**Data excerpt**
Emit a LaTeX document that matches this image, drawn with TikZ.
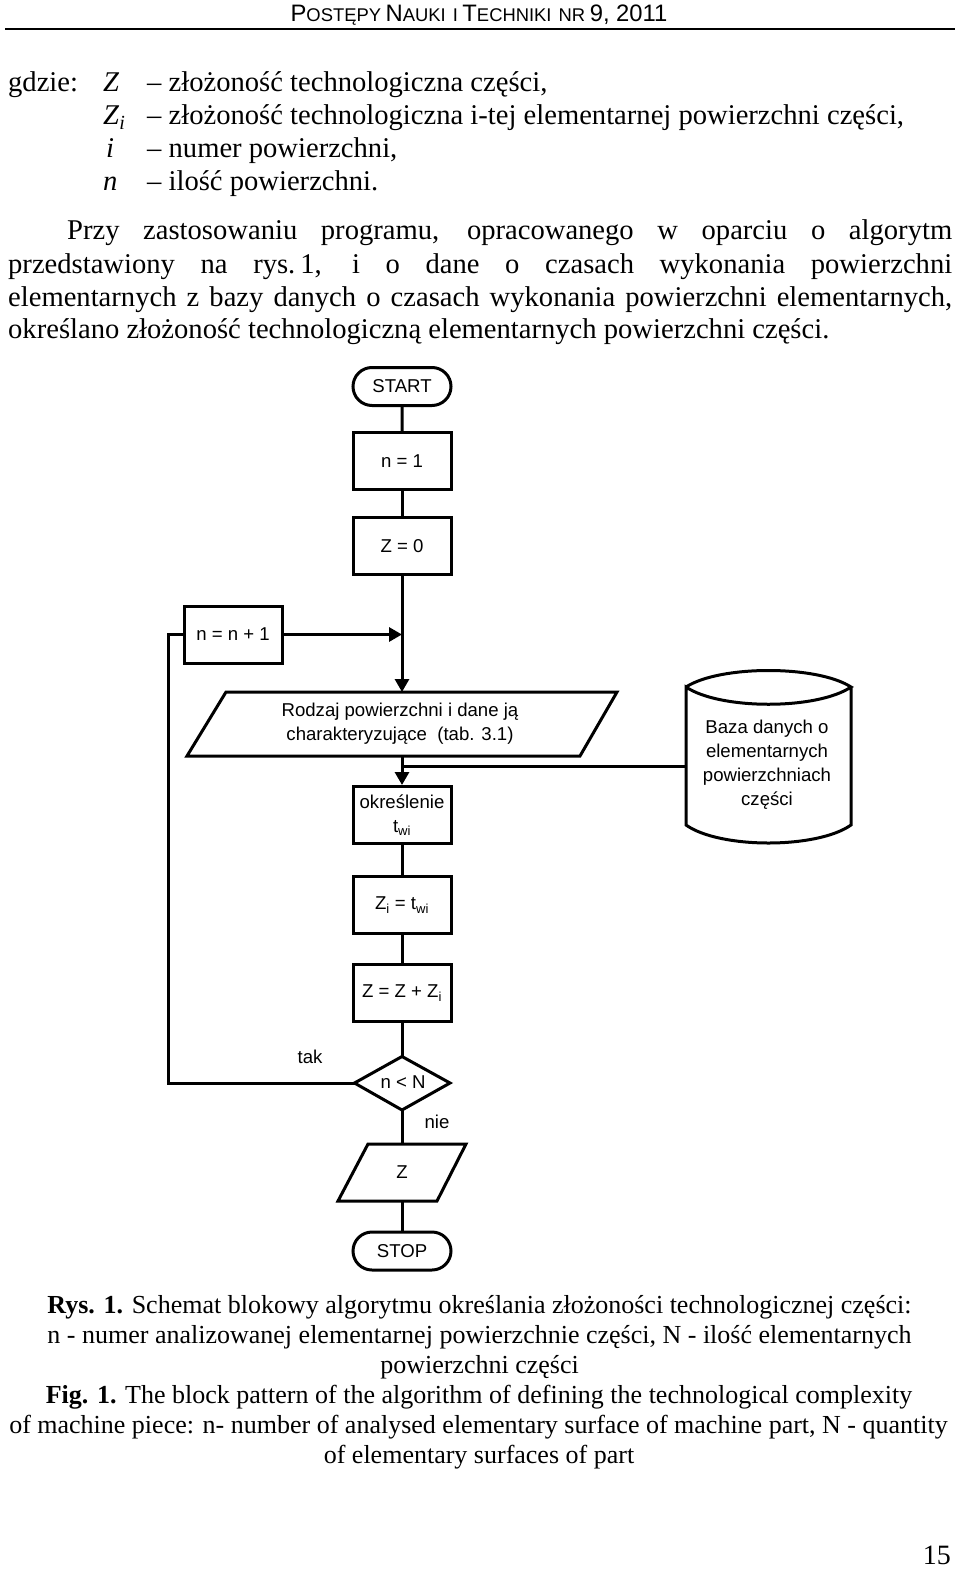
\documentclass[tikz,border=0pt]{standalone}
\usepackage{fontspec}
\setmainfont{Liberation Serif}
\newfontfamily\sansf{Liberation Sans}
\usetikzlibrary{shapes.misc,arrows.meta}
\newcommand\hbig{\sansf\fontsize{23.8}{26}\selectfont}
\newcommand\hsml{\sansf\fontsize{18.4}{26}\selectfont}
\tikzset{
 body/.style={inner sep=0pt, anchor=base west, font=\fontsize{28.6}{33}\selectfont},
 capt/.style={inner sep=0pt, anchor=base, font=\fontsize{26}{30}\selectfont},
 fc/.style={font=\sansf\fontsize{18.6}{24}\selectfont},
 box/.style={fc, draw, line width=3pt, minimum width=98pt, minimum height=57pt, inner sep=0pt, align=center},
 term/.style={fc, draw, rounded rectangle, line width=3pt, minimum width=98pt, minimum height=38pt, inner sep=0pt},
 conn/.style={line width=3pt, line join=miter},
 arr/.style={line width=3pt, -{Triangle[length=13pt,width=14pt]}},
 outl/.style={line width=3pt, line join=miter},
 lbl/.style={fc, inner sep=0pt},
}
\begin{document}
\begin{tikzpicture}[x=1pt,y=-1pt]
\fill[white] (0,0) rectangle (960,1570);
\useasboundingbox (0,0) rectangle (960,1570);

% header
\node[inner sep=0pt, anchor=base] (hdr) at (479,21.5) {{\hbig P}{\hsml OSTĘPY}\hspace{2pt} {\hbig N}{\hsml AUKI\hspace{2pt} I}\hspace{2pt} {\hbig T}{\hsml ECHNIKI\hspace{2pt} NR}\hspace{2pt} {\hbig 9, 2011}};
\draw[line width=2pt] (5,29.5) -- (955,29.5);

% gdzie block
\node[body] (g0) at (8,92) {gdzie:};
\node[body] (g1s) at (103,92) {\textit{Z}};
\node[body] (g1) at (147,92) {– złożoność technologiczna części,};
\node[body] (g2s) at (103,125) {\textit{Z}\textsubscript{\textit{i}}};
\node[body] (g2) at (147,125) {– złożoność technologiczna i-tej elementarnej powierzchni części,};
\node[body] (g3s) at (106,158) {\textit{i}};
\node[body] (g3) at (147,158) {– numer powierzchni,};
\node[body] (g4s) at (103,191) {\textit{n}};
\node[body] (g4) at (147,191) {– ilość powierzchni.};

% paragraph
\node[body] (p1) at (67,240) {\makebox[885pt][s]{Przy zastosowaniu programu, opracowanego w oparciu o algorytm}};
\node[body] (p2) at (8,273) {\makebox[944pt][s]{przedstawiony na rys.\hspace{5pt}1, i o dane o czasach wykonania powierzchni}};
\node[body] (p3) at (8,306) {\makebox[944pt][s]{elementarnych z bazy danych o czasach wykonania powierzchni elementarnych,}};
\node[body] (p4) at (8,338) {określano złożoność technologiczną elementarnych powierzchni części.};

% flowchart
\node[term] (start) at (402,386.5) {START};
\node[box] (n1) at (402,461) {n = 1};
\node[box] (z0) at (402,546) {Z = 0};
\node[box] (nn1) at (233,634.5) {n = n + 1};

\node[fc, align=center, inner sep=0pt, minimum height=64pt] (rodz) at (400,724) {Rodzaj powierzchni i dane ją\\charakteryzujące\ \ (tab. 3.1)};
\coordinate (rodzT) at (402,692);
\coordinate (rodzB) at (402,756);
\draw[outl] (226,692) -- (617,692) -- (580,756) -- (187,756) -- cycle;

\draw[outl] (686,687) .. controls (720,665) and (817,665) .. (851,687)
  .. controls (817,710) and (720,710) .. (686,687) -- (686,825)
  .. controls (720,849) and (817,849) .. (851,825) -- (851,687);
\node[fc, align=center, inner sep=0pt] (db) at (767,765) {Baza danych o\\elementarnych\\powierzchniach\\części};
\coordinate (dbL) at (686,766);

\node[box] (okr) at (402,815) {określenie\\t\textsubscript{wi}};
\node[box] (zi) at (402,905) {Z\textsubscript{i} = t\textsubscript{wi}};
\node[box] (zz) at (402,993) {Z = Z + Z\textsubscript{i}};

\draw[outl] (402,1056.5) -- (450,1083) -- (402,1110) -- (354.5,1083) -- cycle;
\node[fc, inner sep=0pt] (dec) at (403,1082) {n < N};
\coordinate (decT) at (402,1056.5);
\coordinate (decB) at (402,1110);
\coordinate (decL) at (354.5,1083);
\coordinate (loopB) at (168,1083);
\coordinate (loopT) at (168,634.5);

\node[fc, inner sep=0pt, minimum height=57pt] (out) at (402,1172.5) {Z};
\draw[outl] (368,1144) -- (466,1144) -- (437,1201) -- (338,1201) -- cycle;

\node[term] (stop) at (402,1251) {STOP};

\node[lbl] (tak) at (310,1057) {tak};
\node[lbl] (nie) at (437,1122) {nie};

% connectors
\draw[conn] (start) -- (n1);
\draw[conn] (n1) -- (z0);
\draw[arr] (z0.south) -- (rodzT);
\draw[arr] (nn1.east) -- (nn1.east -| z0.south);
\draw[arr] (rodzB) -- (okr.north);
\draw[conn] (dbL) -- (dbL -| rodzB);
\draw[conn] (okr) -- (zi);
\draw[conn] (zi) -- (zz);
\draw[conn] (zz.south) -- (decT);
\draw[conn] (decL) -- (loopB) -- (loopT) -- (nn1.west);
\draw[conn] (decB) -- (out.north);
\draw[conn] (out.south) -- (stop.north);

% caption
\node[capt] (c1) at (479.5,1313) {\textbf{Rys. 1.} Schemat blokowy algorytmu określania złożoności technologicznej części:};
\node[capt] (c2) at (479.5,1343) {n - numer analizowanej elementarnej powierzchnie części, N - ilość elementarnych};
\node[capt] (c3) at (479.5,1373) {powierzchni części};
\node[capt] (c4) at (479,1403) {\textbf{Fig. 1.} The block pattern of the algorithm of defining the technological complexity};
\node[capt] (c5) at (478.5,1433) {of machine piece: n- number of analysed elementary surface of machine part, N - quantity};
\node[capt] (c6) at (479,1463) {of elementary surfaces of part};

\node[inner sep=0pt, anchor=base east, font=\fontsize{28}{33}\selectfont] (pg) at (951,1564) {15};
\end{tikzpicture}
\end{document}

**Exercise aim**
Quote each line of the listing exactly, but leave the pictures out.

**Answer for the task**
Emit a LaTeX document that matches this image, drawn with TikZ.
\documentclass[tikz,border=0pt]{standalone}
\usepackage{fontspec}
\setmainfont{Liberation Serif}
\newfontfamily\sansf{Liberation Sans}
\usetikzlibrary{shapes.misc,arrows.meta}
\newcommand\hbig{\sansf\fontsize{23.8}{26}\selectfont}
\newcommand\hsml{\sansf\fontsize{18.4}{26}\selectfont}
\tikzset{
 body/.style={inner sep=0pt, anchor=base west, font=\fontsize{28.6}{33}\selectfont},
 capt/.style={inner sep=0pt, anchor=base, font=\fontsize{26}{30}\selectfont},
 fc/.style={font=\sansf\fontsize{18.6}{24}\selectfont},
 box/.style={fc, draw, line width=3pt, minimum width=98pt, minimum height=57pt, inner sep=0pt, align=center},
 term/.style={fc, draw, rounded rectangle, line width=3pt, minimum width=98pt, minimum height=38pt, inner sep=0pt},
 conn/.style={line width=3pt, line join=miter},
 arr/.style={line width=3pt, -{Triangle[length=13pt,width=14pt]}},
 outl/.style={line width=3pt, line join=miter},
 lbl/.style={fc, inner sep=0pt},
}
\begin{document}
\begin{tikzpicture}[x=1pt,y=-1pt]
\fill[white] (0,0) rectangle (960,1570);
\useasboundingbox (0,0) rectangle (960,1570);

% header
\node[inner sep=0pt, anchor=base] (hdr) at (479,21.5) {{\hbig P}{\hsml OSTĘPY}\hspace{2pt} {\hbig N}{\hsml AUKI\hspace{2pt} I}\hspace{2pt} {\hbig T}{\hsml ECHNIKI\hspace{2pt} NR}\hspace{2pt} {\hbig 9, 2011}};
\draw[line width=2pt] (5,29.5) -- (955,29.5);

% gdzie block
\node[body] (g0) at (8,92) {gdzie:};
\node[body] (g1s) at (103,92) {\textit{Z}};
\node[body] (g1) at (147,92) {– złożoność technologiczna części,};
\node[body] (g2s) at (103,125) {\textit{Z}\textsubscript{\textit{i}}};
\node[body] (g2) at (147,125) {– złożoność technologiczna i-tej elementarnej powierzchni części,};
\node[body] (g3s) at (106,158) {\textit{i}};
\node[body] (g3) at (147,158) {– numer powierzchni,};
\node[body] (g4s) at (103,191) {\textit{n}};
\node[body] (g4) at (147,191) {– ilość powierzchni.};

% paragraph
\node[body] (p1) at (67,240) {\makebox[885pt][s]{Przy zastosowaniu programu, opracowanego w oparciu o algorytm}};
\node[body] (p2) at (8,273) {\makebox[944pt][s]{przedstawiony na rys.\hspace{5pt}1, i o dane o czasach wykonania powierzchni}};
\node[body] (p3) at (8,306) {\makebox[944pt][s]{elementarnych z bazy danych o czasach wykonania powierzchni elementarnych,}};
\node[body] (p4) at (8,338) {określano złożoność technologiczną elementarnych powierzchni części.};

% flowchart
\node[term] (start) at (402,386.5) {START};
\node[box] (n1) at (402,461) {n = 1};
\node[box] (z0) at (402,546) {Z = 0};
\node[box] (nn1) at (233,634.5) {n = n + 1};

\node[fc, align=center, inner sep=0pt, minimum height=64pt] (rodz) at (400,724) {Rodzaj powierzchni i dane ją\\charakteryzujące\ \ (tab. 3.1)};
\coordinate (rodzT) at (402,692);
\coordinate (rodzB) at (402,756);
\draw[outl] (226,692) -- (617,692) -- (580,756) -- (187,756) -- cycle;

\draw[outl] (686,687) .. controls (720,665) and (817,665) .. (851,687)
  .. controls (817,710) and (720,710) .. (686,687) -- (686,825)
  .. controls (720,849) and (817,849) .. (851,825) -- (851,687);
\node[fc, align=center, inner sep=0pt] (db) at (767,765) {Baza danych o\\elementarnych\\powierzchniach\\części};
\coordinate (dbL) at (686,766);

\node[box] (okr) at (402,815) {określenie\\t\textsubscript{wi}};
\node[box] (zi) at (402,905) {Z\textsubscript{i} = t\textsubscript{wi}};
\node[box] (zz) at (402,993) {Z = Z + Z\textsubscript{i}};

\draw[outl] (402,1056.5) -- (450,1083) -- (402,1110) -- (354.5,1083) -- cycle;
\node[fc, inner sep=0pt] (dec) at (403,1082) {n < N};
\coordinate (decT) at (402,1056.5);
\coordinate (decB) at (402,1110);
\coordinate (decL) at (354.5,1083);
\coordinate (loopB) at (168,1083);
\coordinate (loopT) at (168,634.5);

\node[fc, inner sep=0pt, minimum height=57pt] (out) at (402,1172.5) {Z};
\draw[outl] (368,1144) -- (466,1144) -- (437,1201) -- (338,1201) -- cycle;

\node[term] (stop) at (402,1251) {STOP};

\node[lbl] (tak) at (310,1057) {tak};
\node[lbl] (nie) at (437,1122) {nie};

% connectors
\draw[conn] (start) -- (n1);
\draw[conn] (n1) -- (z0);
\draw[arr] (z0.south) -- (rodzT);
\draw[arr] (nn1.east) -- (nn1.east -| z0.south);
\draw[arr] (rodzB) -- (okr.north);
\draw[conn] (dbL) -- (dbL -| rodzB);
\draw[conn] (okr) -- (zi);
\draw[conn] (zi) -- (zz);
\draw[conn] (zz.south) -- (decT);
\draw[conn] (decL) -- (loopB) -- (loopT) -- (nn1.west);
\draw[conn] (decB) -- (out.north);
\draw[conn] (out.south) -- (stop.north);

% caption
\node[capt] (c1) at (479.5,1313) {\textbf{Rys. 1.} Schemat blokowy algorytmu określania złożoności technologicznej części:};
\node[capt] (c2) at (479.5,1343) {n - numer analizowanej elementarnej powierzchnie części, N - ilość elementarnych};
\node[capt] (c3) at (479.5,1373) {powierzchni części};
\node[capt] (c4) at (479,1403) {\textbf{Fig. 1.} The block pattern of the algorithm of defining the technological complexity};
\node[capt] (c5) at (478.5,1433) {of machine piece: n- number of analysed elementary surface of machine part, N - quantity};
\node[capt] (c6) at (479,1463) {of elementary surfaces of part};

\node[inner sep=0pt, anchor=base east, font=\fontsize{28}{33}\selectfont] (pg) at (951,1564) {15};
\end{tikzpicture}
\end{document}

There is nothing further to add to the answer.